Dylan Wulf David Shull Fernando Faria
Konane Game implementation
================ Overview ================
In this project, we implemented a program to play the game of Konane (Hawaiian Checkers) using the assigned language, Scheme. The game is typically played on an 8 × 8 board of light and dark pieces as shown (using X for dark and O for light).
To have a meaningful implementation, our program used the Minimax search algorithm with Alpha-Beta pruning. For each game, our program also provides the following information:
- The number of times a static evaluation was done.
- The number of cut offs that took place.
- The average branching factor.
================ How to Run ================
To run this project, open the file "PL_Final.rkt" using DrRacket version 6.7. Select the R5RS language in the list of languages. Next, press the keys Ctrl+R on a Windows/Linux machine or Cmd+R on an OS X machine. Type in "Yes" if the computer is going first or "No" if the computer is going second. Next, enter moves into the prompt and view the computer's response. Continue to do this until either player has won.
================ Input Format ================
To enter pieces to be removed at game start, enter the x and y coordinates of the piece to be removed. To enter moves, type in first the x coordinate, then the y coordinate of the piece that is moving, then the x and y coordinate of where it should be going.
================ Bugs ================
All errors that we could think of were handled, and the game itself plays perfectly with correct input. One issue is that the computer is not able to decide the very first move by itself. If the computer is going first, the user must input its first move for it. We were going to have the computer choose a random move for its first move, but R5RS does not have any sort of random functionality.
================ Data Structures ================
For this project, we used Scheme lists and Scheme vectors (similar to arrays in C-based languages). The Scheme lists are what everything in Scheme is composed of, and we used them wherever car and cdr functionality would be helpful. The vectors made it easy to select various coordinates on the game board, because they are indexed by values.
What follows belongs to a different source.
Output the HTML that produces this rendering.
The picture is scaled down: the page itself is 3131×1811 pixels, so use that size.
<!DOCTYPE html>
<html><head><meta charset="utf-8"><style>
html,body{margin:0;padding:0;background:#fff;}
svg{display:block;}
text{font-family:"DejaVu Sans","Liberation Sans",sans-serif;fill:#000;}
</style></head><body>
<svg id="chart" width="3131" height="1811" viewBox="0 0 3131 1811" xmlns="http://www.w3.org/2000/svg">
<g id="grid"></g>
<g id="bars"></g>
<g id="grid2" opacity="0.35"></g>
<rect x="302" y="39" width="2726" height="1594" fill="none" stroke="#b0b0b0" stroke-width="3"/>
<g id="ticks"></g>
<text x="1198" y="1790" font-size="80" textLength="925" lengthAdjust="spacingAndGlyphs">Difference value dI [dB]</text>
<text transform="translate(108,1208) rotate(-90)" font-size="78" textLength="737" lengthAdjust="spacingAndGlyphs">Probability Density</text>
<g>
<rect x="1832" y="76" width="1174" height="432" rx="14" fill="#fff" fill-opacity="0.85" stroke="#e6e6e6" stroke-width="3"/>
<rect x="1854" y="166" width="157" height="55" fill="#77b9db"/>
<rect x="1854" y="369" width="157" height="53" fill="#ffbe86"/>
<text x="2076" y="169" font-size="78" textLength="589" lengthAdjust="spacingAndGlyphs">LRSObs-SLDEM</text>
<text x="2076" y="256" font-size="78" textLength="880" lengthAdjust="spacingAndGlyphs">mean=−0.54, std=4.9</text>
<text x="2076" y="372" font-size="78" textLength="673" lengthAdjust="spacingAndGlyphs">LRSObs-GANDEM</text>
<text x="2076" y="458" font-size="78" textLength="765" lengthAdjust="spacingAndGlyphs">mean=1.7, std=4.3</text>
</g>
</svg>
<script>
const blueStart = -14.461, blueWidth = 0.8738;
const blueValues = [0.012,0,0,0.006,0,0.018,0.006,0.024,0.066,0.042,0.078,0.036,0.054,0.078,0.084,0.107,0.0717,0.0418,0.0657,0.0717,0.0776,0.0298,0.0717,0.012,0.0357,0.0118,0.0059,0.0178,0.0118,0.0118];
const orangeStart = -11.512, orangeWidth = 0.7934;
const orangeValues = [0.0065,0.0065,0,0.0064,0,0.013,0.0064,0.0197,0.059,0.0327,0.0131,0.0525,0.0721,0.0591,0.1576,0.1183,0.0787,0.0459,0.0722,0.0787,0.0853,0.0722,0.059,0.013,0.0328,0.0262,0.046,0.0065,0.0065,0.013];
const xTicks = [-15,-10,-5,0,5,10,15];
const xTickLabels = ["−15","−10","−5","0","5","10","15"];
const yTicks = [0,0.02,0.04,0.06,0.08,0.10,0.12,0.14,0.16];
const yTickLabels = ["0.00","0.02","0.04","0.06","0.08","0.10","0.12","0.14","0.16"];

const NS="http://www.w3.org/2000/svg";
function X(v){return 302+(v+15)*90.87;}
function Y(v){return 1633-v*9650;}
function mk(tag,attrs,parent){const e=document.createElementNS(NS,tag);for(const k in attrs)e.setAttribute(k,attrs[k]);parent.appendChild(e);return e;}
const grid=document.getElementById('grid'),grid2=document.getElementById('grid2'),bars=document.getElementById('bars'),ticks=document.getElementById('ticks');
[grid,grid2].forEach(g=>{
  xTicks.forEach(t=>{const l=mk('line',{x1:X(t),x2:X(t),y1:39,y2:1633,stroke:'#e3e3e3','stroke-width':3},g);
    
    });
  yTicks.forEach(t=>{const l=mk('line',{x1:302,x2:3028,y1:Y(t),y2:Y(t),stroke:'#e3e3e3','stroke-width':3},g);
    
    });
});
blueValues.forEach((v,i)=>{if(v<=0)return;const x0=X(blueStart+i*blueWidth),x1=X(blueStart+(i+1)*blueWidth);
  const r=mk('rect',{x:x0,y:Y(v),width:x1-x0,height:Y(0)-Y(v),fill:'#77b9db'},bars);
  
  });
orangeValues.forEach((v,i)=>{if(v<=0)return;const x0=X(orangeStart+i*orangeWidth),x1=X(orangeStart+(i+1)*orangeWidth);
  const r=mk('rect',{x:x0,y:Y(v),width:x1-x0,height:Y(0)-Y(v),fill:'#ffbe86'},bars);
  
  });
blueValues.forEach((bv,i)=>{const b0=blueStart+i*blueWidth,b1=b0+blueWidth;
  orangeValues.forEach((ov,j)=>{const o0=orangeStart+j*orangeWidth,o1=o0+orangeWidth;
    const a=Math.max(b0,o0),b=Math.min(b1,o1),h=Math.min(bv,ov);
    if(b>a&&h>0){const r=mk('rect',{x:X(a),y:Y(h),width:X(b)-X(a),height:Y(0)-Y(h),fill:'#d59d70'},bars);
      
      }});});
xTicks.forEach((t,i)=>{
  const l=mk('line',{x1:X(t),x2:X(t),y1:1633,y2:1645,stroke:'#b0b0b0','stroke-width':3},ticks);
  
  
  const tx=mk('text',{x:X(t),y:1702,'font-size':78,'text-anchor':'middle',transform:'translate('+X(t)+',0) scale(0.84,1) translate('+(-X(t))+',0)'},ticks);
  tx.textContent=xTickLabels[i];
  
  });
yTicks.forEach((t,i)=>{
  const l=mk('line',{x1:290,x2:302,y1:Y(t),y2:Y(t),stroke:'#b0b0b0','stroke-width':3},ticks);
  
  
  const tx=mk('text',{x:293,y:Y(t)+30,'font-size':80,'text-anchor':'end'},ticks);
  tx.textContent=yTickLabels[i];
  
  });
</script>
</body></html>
================ Algorithms ================
We used a minimax algorithm, which tries to find the best possible move by comparing all of the possible outcomes 3 moves out. It uses a static evaluation function which returns a ratio of the number of computer player moveable pieces by the number of opponent's moveable pieces. Our research indicated that this evaluation function yielded the highest chance of success (see pages 13-16 of http://cs.brynmawr.edu/Theses/Thompson.pdf) Finally, the Alpha-Beta pruning algorithm determined whether it was possible for a branch's minimum node to be higher than an already-explored branch's minimum. If not, then the branch can be 'pruned' - no longer searched.
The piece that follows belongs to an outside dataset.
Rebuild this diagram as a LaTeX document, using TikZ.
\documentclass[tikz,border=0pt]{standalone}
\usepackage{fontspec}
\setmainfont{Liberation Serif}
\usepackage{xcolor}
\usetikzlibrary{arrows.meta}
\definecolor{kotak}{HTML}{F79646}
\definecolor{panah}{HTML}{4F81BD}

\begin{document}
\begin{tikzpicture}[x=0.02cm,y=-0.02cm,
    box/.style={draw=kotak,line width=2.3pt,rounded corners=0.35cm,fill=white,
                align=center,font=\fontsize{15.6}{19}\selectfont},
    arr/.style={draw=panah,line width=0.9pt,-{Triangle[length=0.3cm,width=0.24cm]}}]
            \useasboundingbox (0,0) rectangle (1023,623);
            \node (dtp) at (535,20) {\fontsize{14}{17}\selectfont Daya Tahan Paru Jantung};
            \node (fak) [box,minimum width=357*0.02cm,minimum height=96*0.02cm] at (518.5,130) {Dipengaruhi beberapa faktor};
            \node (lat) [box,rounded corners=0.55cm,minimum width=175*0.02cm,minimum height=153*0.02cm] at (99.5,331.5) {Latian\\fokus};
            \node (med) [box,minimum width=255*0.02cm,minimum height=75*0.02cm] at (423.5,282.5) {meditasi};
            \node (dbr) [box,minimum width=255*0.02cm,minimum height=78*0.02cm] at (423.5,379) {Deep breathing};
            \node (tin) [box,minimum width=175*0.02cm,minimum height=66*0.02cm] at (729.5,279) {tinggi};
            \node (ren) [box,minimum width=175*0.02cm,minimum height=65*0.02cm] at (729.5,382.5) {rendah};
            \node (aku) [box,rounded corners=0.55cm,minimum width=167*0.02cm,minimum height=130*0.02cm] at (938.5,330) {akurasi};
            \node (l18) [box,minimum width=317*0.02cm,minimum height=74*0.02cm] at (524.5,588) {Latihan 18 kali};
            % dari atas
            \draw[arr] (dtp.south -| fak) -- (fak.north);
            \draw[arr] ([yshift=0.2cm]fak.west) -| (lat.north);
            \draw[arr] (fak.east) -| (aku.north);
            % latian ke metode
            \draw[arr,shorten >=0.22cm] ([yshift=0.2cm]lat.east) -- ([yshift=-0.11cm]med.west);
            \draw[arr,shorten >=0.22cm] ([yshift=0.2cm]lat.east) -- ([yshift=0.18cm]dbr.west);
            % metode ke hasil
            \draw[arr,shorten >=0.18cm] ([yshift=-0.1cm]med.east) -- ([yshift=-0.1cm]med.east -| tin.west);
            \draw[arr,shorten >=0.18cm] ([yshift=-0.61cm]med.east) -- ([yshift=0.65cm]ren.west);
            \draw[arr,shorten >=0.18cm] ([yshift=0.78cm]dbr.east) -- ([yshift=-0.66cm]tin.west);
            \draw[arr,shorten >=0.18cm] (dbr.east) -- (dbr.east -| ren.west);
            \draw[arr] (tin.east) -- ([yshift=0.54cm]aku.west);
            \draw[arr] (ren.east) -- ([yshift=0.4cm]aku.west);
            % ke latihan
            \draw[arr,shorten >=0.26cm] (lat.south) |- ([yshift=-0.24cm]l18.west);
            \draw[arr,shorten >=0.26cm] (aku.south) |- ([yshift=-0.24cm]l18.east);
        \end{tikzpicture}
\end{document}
================ Depth and Alpha-Beta Pruning Results ================ Please see file Plots.pdf for visual graphs of this data
Our results were:
Minimax without Alpha-Beta Pruning
Depth 1: evaluations: 630, cuts: 0 Avg branch factor: 5.4 Depth 2: evaluations: 1439, cuts: 0, Avg. branch factor: 5.2 Depth 3: evaluations: 17108, cuts: 0, Avg. branch factor: 13.3 Depth 4: evaluations: 193060, cuts: 0, Avg. branch factor: 9.1 Depth 5: evaluations: 1597450, cuts: 0, Avg. branch factor: 13.4 Depth 6: evaluations: 21549265, cuts: 0, Avg. branch factor: 9.2
Minimax with Alpha-Beta Pruning
Depth 1: Number of evaluations: 176 Number of cuts: 2 Average branch factor: 13/5 ~= 2.6 Depth 2: Number of evaluations: 698 Number of cuts: 2 Average branch factor: 703/194 ~= 3.62 Depth 3: Number of evaluations: 5809 Number of cuts: 695 Average branch factor: 1730/317 ~= 5.46 Depth 4: Number of evaluations: 45155 Number of cuts: 8779 Average branch factor: 58934/13977 ~= 4.22 Depth 5: Number of evaluations: 864093 Number of cuts: 92718 Average branch factor: 1022379/158462 ~= 6.46 Depth 6: Number of evaluations: 2972575 Number of cuts: 917364 Average branch factor: 4178495/1206184 ~= 3.46
================ Analysis of Depth and Alpha-Beta Pruning ================
By looking at these results, it is very clear that adding Alpha-Beta pruning has a great impact on the game statistics. First of all, it drastically reduces the number of static evaluations performed. Next, it decreases the average branching factor. Finally, it increases the number of cuts, since the Alpha-Beta pruning is what does the actual cuts. One statistic not measured, but witnessed by our eyes, was that the game took considerably less time when using pruning.